Dans notre étude, l’électricité a spontanément été évoquée et associée au nucléaire, combinée avec des énergies renouvelables. Plusieurs participants ont demandé si les SMR/AMR n’étaient pas destinés à remplacer en partie les centrales nucléaires actuelles : « Je trouve ça étonnant de rajouter des mini centrales alors que des grosses existent déjà » (urbain, 18-30 ans, CSP intermédiaire, hésitant face au nucléaire). Les participants n’ont pas spontanément émis l’idée qu’électrifier les procédés industriels actuels permettrait de réduire l’utilisation d’énergies fossiles.

Lorsque les animateurs des panels ont évoqué le fait que le nucléaire pouvait produire de la chaleur industrielle bas carbone, des explications ont été nécessaires à plusieurs titres : d’abord parce que les « besoins industriels de chaleur » étaient mal compris par les personnes interrogées, et aussi parce que le nucléaire était associé spontanément à la production d’électricité.
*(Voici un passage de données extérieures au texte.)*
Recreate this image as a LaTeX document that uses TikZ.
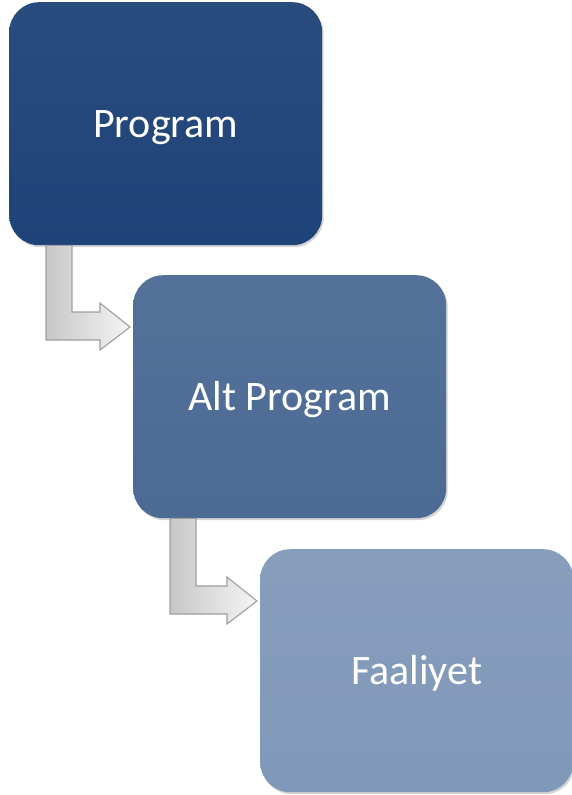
\documentclass[tikz,border=0pt]{standalone}
\usepackage{fontspec}
\setmainfont{Carlito}
\usetikzlibrary{calc,shadows}
\definecolor{boxA}{RGB}{30,67,120}
\definecolor{boxB}{RGB}{75,106,148}
\definecolor{boxC}{RGB}{128,152,185}
\newcommand{\cardtext}[1]{\raisebox{-14pt}[0pt][0pt]{#1}}
\tikzset{
  card/.style={rounded corners=30pt, minimum width=313pt, minimum height=243pt,
    inner sep=0pt, anchor=north west, text=white, font=\fontsize{42}{48}\selectfont,
    drop shadow={opacity=0.35, shadow xshift=1.5pt, shadow yshift=-2pt}},
  bentarrow/.style={draw=black!38, line width=1.1pt, line join=miter,
    left color=black!22, right color=black!4},
}
\begin{document}
\begin{tikzpicture}[x=1pt,y=-1pt]
\useasboundingbox (0,0) rectangle (572,795);
\node[card, top color=boxA!95!white, bottom color=boxA] (b1) at (9,2) {\cardtext{Program}};
\node[card, top color=boxB!95!white, bottom color=boxB] (b2) at (133,275) {\cardtext{Alt Program}};
\node[card, top color=boxC!95!white, bottom color=boxC] (b3) at (260,549) {\cardtext{Faaliyet}};
\foreach \s/\t in {b1/b2, b2/b3}{
  \path[bentarrow] let \p1=(\s.south west), \p2=(\t.north west) in
    (\x1+37,\y1) -- (\x1+37,\y2-65) -- (\x2-33,\y2-65) -- (\x2-33,\y2-75)
    -- (\x2-3,\y2-52) -- (\x2-33,\y2-28) -- (\x2-33,\y2-37)
    -- (\x1+63,\y2-37) -- (\x1+63,\y1) -- cycle;
}
\end{tikzpicture}
\end{document}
Pour autant, la possibilité que ces petits réacteurs viennent remplacer une installation énergétique polluante est perçue spontanément par certains, et positivement de manière générale par les participants1, tout comme est appréciée leur faible emprise au sol.

Les participants disent également apprécier les avantages attachés aux petits réacteurs comme l’amélioration de la qualité de vie locale, en particulier l’élimination ou la diminution de certaines nuisances, qu’il s’agisse de la réduction du trafic routier des camions approvisionnant les installations industrielles locales, de la diminution des nuisances olfactives, ou de l’amélioration de la qualité de l’air2.

Recommandation de la Sfen
Si la nécessité de décarboner l’industrie à l’échelle nationale est reconnue, il apparaît nécessaire, pour les futurs porteurs de projets, de sensibiliser les citoyens sur l’usage des énergies fossiles par les sites industriels qui les entourent. Engager un débat sur les stratégies de substitution aux énergies fossiles à l’échelle du territoire, dans le cadre d’un mix énergétique diversifié, est indispensable.

1.2 Des bénéfices économiques pour le territoire

Au niveau national, la proposition de valeur des SMR/AMR s’adresse d’abord aux industriels, avec la promesse de la fourniture d’une solution de décarbonation fiable et compétitive, et aussi à la Nation, avec une promesse de souveraineté énergétique, d’emplois qualifiés et de réduction des émissions de gaz à effet de serre : « Cela fait marcher l’économie française et l’emploi » (rural proche d’un site industriel, 30-45 ans, CSP intermédiaire, hésitant face au nucléaire). Au moment de l’étude, il nous est apparu que la perspective économique locale n’était pas encore suffisamment identifiée pour tous les participants, au-delà des besoins propres de l’industriel client.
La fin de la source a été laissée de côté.